> _SHORT PROBLEM_
Your task is to repeat the lines from the line with "Write a web" to the line with "var yLabelValue = [1, 1, 0.001, 0.001];", both ends included, and nothing else. Pictures stay out of the copy.
-- BEGIN --
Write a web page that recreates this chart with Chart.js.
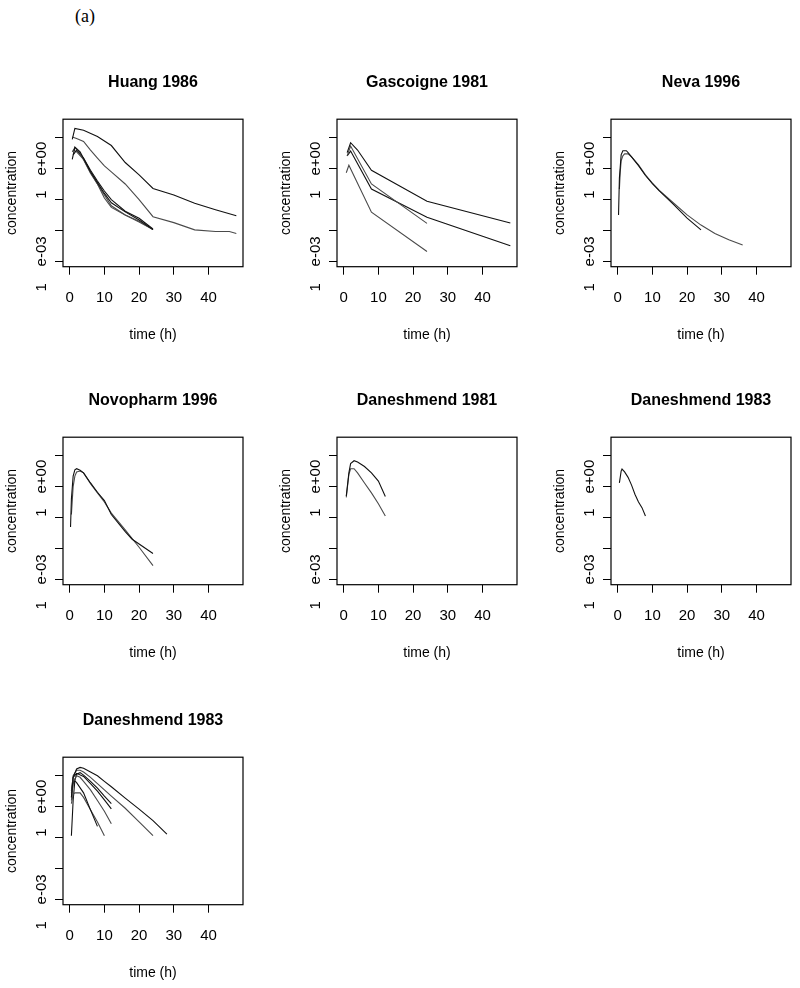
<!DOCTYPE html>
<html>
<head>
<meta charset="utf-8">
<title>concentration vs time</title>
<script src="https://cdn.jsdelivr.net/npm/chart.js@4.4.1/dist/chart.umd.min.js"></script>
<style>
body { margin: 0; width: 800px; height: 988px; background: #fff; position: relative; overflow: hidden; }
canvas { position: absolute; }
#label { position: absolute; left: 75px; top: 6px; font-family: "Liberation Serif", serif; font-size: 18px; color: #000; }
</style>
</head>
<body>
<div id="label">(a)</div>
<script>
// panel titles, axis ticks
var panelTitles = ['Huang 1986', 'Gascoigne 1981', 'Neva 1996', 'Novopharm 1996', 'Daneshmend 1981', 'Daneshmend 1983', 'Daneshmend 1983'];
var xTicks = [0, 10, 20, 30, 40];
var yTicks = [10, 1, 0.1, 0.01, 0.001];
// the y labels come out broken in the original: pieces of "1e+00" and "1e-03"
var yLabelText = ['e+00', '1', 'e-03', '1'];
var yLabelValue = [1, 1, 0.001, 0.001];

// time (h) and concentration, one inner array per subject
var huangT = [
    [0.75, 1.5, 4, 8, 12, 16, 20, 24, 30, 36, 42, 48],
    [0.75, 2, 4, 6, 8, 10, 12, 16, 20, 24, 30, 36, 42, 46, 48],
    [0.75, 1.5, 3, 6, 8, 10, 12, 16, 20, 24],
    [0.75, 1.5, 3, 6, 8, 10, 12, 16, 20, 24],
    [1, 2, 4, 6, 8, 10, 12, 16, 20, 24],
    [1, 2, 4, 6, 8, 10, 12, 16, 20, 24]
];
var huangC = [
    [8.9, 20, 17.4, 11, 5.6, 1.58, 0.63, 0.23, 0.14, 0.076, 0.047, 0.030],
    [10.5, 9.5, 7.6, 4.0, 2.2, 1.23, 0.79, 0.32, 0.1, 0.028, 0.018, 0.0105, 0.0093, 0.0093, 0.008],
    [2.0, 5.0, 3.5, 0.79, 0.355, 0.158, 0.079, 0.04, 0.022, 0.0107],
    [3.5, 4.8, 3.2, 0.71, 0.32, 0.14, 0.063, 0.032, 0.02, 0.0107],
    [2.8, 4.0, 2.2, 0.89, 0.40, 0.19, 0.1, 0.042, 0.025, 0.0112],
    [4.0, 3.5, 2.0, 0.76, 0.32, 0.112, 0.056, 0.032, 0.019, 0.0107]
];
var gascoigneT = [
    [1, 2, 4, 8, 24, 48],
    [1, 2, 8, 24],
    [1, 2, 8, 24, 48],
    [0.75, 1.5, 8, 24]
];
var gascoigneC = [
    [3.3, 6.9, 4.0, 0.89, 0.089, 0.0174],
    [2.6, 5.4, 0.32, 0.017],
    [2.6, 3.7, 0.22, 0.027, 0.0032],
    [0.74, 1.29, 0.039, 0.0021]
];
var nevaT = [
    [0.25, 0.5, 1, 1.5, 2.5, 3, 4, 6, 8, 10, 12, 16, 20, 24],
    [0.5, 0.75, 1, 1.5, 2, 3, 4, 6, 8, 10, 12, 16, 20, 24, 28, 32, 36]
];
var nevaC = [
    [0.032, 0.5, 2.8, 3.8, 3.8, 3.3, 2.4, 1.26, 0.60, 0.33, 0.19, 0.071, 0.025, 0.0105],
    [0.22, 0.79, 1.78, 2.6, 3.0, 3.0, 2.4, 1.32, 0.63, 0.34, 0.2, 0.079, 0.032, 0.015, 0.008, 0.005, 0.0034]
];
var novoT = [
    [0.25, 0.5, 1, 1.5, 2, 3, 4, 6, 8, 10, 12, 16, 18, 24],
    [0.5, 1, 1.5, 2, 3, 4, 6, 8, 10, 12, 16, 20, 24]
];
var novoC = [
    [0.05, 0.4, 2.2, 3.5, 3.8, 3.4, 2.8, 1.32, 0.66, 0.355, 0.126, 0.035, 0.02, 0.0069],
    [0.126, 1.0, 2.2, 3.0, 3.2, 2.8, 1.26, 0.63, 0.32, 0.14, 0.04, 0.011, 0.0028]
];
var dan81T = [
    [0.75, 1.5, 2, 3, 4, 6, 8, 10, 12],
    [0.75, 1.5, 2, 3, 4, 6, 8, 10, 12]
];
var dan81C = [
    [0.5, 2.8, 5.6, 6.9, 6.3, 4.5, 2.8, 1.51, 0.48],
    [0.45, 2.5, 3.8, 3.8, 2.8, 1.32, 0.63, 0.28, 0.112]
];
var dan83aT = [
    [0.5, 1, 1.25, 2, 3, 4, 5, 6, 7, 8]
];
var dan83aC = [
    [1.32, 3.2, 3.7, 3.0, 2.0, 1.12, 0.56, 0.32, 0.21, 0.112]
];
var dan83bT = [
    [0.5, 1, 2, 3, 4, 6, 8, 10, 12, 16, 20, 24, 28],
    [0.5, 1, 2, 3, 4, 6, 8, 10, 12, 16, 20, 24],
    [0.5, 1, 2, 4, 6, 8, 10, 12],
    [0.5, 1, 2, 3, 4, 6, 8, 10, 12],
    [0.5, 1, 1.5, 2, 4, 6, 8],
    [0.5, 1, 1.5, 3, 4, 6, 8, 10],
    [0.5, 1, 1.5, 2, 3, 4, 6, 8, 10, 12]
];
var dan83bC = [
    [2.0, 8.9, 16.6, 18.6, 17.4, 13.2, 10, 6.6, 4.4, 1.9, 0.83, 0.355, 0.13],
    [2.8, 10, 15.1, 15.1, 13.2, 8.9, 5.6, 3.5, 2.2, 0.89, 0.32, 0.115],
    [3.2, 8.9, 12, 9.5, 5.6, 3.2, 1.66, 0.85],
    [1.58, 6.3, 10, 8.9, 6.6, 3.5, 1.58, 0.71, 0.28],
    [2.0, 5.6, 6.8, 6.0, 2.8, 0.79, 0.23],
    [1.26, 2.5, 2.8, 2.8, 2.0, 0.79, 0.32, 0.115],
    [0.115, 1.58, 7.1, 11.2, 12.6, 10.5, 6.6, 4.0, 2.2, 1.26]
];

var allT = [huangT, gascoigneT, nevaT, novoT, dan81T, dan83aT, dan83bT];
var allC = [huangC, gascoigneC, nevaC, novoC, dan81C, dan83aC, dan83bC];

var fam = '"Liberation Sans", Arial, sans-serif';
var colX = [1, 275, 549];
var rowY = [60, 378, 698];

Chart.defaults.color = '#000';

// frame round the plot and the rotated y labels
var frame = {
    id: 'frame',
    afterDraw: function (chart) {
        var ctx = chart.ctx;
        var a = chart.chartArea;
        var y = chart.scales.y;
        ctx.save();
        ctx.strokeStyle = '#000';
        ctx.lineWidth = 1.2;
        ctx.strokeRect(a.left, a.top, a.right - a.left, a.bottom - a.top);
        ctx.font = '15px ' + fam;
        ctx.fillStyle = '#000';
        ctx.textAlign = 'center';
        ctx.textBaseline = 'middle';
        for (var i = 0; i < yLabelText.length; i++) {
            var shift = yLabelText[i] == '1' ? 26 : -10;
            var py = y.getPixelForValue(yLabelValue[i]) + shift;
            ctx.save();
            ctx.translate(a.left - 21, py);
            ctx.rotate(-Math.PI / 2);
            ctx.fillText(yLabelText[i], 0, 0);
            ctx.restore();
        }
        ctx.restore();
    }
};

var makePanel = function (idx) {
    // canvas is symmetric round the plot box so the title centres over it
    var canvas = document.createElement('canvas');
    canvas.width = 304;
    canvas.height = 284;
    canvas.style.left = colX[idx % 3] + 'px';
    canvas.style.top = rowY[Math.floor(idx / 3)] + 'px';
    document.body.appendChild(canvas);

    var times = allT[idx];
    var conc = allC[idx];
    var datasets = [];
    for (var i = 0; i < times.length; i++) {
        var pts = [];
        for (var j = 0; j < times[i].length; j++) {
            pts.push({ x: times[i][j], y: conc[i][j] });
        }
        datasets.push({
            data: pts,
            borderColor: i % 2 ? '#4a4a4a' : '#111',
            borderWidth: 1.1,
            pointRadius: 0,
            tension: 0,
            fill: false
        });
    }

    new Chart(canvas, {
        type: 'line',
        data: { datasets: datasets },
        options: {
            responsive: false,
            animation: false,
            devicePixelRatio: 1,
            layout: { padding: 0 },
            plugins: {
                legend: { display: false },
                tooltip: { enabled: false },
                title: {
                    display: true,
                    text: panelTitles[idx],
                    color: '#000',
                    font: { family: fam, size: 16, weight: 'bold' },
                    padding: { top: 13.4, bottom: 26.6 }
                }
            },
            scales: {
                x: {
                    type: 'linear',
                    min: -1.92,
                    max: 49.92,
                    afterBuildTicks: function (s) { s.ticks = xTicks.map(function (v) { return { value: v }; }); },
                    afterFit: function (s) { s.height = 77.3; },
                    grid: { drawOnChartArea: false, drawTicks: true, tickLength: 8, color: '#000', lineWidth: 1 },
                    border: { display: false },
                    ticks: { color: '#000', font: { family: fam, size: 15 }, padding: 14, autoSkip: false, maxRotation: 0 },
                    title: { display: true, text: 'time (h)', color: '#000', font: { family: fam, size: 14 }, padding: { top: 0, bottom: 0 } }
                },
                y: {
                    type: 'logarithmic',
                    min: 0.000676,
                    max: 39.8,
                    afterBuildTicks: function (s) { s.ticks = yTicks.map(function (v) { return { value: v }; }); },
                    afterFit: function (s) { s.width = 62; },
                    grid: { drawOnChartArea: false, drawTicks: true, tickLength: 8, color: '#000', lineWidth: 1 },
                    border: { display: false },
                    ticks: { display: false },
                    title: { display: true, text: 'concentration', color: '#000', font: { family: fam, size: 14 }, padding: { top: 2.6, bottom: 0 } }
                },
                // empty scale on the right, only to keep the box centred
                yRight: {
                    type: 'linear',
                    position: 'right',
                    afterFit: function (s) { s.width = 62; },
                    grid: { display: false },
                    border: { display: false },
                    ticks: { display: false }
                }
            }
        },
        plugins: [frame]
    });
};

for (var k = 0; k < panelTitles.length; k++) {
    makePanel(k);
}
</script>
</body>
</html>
-- END --
-- BEGIN --
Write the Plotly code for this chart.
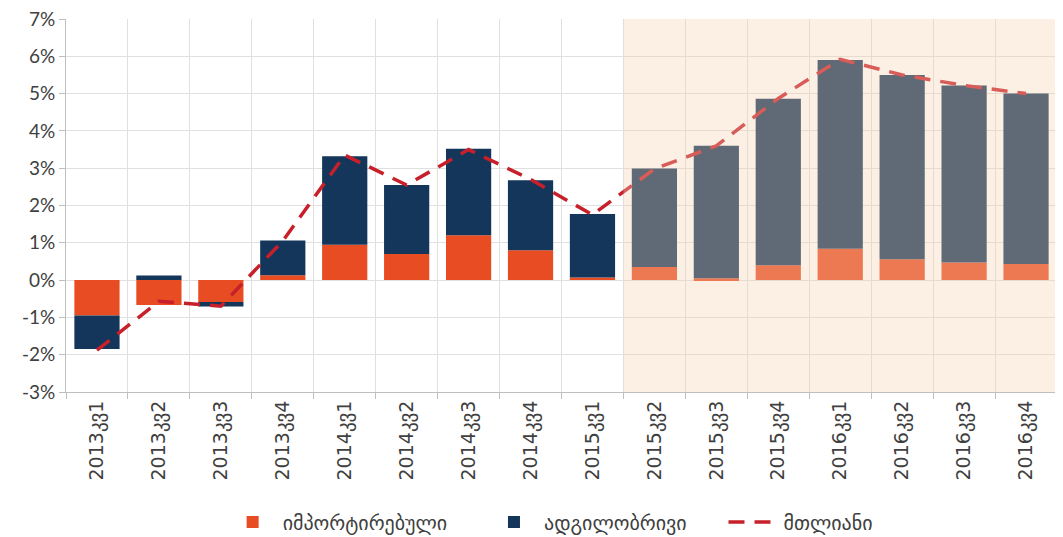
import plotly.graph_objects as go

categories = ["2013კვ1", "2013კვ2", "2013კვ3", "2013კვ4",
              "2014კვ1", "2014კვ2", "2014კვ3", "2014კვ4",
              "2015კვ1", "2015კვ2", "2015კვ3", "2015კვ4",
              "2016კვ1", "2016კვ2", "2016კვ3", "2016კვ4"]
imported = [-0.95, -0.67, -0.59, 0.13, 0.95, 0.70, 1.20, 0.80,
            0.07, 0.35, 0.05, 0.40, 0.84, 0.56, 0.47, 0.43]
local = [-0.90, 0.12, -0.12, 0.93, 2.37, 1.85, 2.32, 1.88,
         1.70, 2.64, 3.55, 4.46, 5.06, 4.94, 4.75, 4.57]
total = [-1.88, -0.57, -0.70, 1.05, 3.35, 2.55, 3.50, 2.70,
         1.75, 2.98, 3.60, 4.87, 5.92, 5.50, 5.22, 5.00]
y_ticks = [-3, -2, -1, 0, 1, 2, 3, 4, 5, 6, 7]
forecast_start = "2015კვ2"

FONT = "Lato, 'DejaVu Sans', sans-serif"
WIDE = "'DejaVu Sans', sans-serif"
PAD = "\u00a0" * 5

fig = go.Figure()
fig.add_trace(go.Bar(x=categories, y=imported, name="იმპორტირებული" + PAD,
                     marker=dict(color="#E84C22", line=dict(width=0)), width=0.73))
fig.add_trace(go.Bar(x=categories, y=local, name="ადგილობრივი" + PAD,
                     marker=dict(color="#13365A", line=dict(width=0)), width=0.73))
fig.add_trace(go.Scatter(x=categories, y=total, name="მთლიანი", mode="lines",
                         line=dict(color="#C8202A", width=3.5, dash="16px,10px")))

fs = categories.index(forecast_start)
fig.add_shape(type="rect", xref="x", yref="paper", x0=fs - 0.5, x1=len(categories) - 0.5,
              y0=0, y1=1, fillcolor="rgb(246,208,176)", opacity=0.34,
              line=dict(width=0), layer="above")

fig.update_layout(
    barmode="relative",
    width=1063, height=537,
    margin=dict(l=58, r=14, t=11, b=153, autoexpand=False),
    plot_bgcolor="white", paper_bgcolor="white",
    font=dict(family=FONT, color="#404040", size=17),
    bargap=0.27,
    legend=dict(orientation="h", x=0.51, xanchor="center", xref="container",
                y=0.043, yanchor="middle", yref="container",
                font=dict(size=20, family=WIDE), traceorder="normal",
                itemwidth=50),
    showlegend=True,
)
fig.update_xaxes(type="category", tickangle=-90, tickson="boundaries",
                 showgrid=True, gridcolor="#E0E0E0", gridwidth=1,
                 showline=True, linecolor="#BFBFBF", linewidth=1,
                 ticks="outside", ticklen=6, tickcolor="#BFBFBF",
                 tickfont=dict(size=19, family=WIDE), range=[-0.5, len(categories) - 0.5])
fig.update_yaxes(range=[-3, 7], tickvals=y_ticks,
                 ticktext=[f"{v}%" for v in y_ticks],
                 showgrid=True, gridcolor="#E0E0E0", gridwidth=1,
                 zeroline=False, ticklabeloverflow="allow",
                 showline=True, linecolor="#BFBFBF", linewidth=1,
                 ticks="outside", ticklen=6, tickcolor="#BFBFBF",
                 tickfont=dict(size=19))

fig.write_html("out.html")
-- END --
-- BEGIN --
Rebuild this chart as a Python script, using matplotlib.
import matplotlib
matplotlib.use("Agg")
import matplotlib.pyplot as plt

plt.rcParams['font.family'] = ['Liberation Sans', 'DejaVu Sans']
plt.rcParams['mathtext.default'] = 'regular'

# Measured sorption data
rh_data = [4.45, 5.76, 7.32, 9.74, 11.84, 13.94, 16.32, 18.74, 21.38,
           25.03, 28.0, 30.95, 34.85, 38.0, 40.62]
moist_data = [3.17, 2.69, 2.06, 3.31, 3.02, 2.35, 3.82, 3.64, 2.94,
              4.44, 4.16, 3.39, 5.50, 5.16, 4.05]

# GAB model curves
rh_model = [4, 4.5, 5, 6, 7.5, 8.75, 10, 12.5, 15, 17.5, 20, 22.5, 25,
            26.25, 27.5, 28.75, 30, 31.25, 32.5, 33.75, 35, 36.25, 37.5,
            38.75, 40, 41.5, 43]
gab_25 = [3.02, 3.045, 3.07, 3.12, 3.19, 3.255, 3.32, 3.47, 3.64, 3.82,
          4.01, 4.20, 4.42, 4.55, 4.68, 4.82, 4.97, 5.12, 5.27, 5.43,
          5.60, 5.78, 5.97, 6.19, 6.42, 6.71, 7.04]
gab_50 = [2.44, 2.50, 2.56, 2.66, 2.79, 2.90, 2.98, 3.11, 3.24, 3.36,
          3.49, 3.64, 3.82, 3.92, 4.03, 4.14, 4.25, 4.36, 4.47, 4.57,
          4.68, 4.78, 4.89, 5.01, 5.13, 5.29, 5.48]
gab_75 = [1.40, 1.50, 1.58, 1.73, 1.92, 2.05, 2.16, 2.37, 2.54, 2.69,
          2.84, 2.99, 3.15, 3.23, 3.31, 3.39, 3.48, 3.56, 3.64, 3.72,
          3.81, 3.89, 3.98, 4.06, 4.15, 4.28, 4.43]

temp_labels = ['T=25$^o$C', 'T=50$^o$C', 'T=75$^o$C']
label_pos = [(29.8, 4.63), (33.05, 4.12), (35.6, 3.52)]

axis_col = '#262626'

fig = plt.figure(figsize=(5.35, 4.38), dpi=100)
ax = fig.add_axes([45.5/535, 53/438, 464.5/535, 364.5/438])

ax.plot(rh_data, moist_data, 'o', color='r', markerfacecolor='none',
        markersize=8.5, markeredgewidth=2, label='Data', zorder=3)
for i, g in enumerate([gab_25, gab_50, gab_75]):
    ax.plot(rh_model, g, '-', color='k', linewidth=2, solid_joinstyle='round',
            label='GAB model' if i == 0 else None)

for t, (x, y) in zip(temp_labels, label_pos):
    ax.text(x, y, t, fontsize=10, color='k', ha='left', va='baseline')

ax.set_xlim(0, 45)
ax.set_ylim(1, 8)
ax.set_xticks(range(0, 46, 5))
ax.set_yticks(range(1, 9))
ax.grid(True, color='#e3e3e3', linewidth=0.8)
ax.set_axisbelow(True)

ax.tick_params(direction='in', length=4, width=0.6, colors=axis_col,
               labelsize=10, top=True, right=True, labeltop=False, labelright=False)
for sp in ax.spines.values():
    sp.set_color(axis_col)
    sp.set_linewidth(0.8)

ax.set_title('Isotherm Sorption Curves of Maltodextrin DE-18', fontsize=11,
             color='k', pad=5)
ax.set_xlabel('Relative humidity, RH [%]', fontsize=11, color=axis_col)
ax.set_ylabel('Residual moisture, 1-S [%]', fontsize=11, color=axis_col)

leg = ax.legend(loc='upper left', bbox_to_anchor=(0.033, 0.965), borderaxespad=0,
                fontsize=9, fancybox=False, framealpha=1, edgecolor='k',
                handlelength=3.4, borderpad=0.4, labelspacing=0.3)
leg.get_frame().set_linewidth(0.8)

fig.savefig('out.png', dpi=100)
-- END --
> _SOLVED PROBLEM_
Write a web page that recreates this chart with Chart.js.
<!DOCTYPE html>
<html>
<head>
<meta charset="utf-8">
<title>concentration vs time</title>
<script src="https://cdn.jsdelivr.net/npm/chart.js@4.4.1/dist/chart.umd.min.js"></script>
<style>
body { margin: 0; width: 800px; height: 988px; background: #fff; position: relative; overflow: hidden; }
canvas { position: absolute; }
#label { position: absolute; left: 75px; top: 6px; font-family: "Liberation Serif", serif; font-size: 18px; color: #000; }
</style>
</head>
<body>
<div id="label">(a)</div>
<script>
// panel titles, axis ticks
var panelTitles = ['Huang 1986', 'Gascoigne 1981', 'Neva 1996', 'Novopharm 1996', 'Daneshmend 1981', 'Daneshmend 1983', 'Daneshmend 1983'];
var xTicks = [0, 10, 20, 30, 40];
var yTicks = [10, 1, 0.1, 0.01, 0.001];
// the y labels come out broken in the original: pieces of "1e+00" and "1e-03"
var yLabelText = ['e+00', '1', 'e-03', '1'];
var yLabelValue = [1, 1, 0.001, 0.001];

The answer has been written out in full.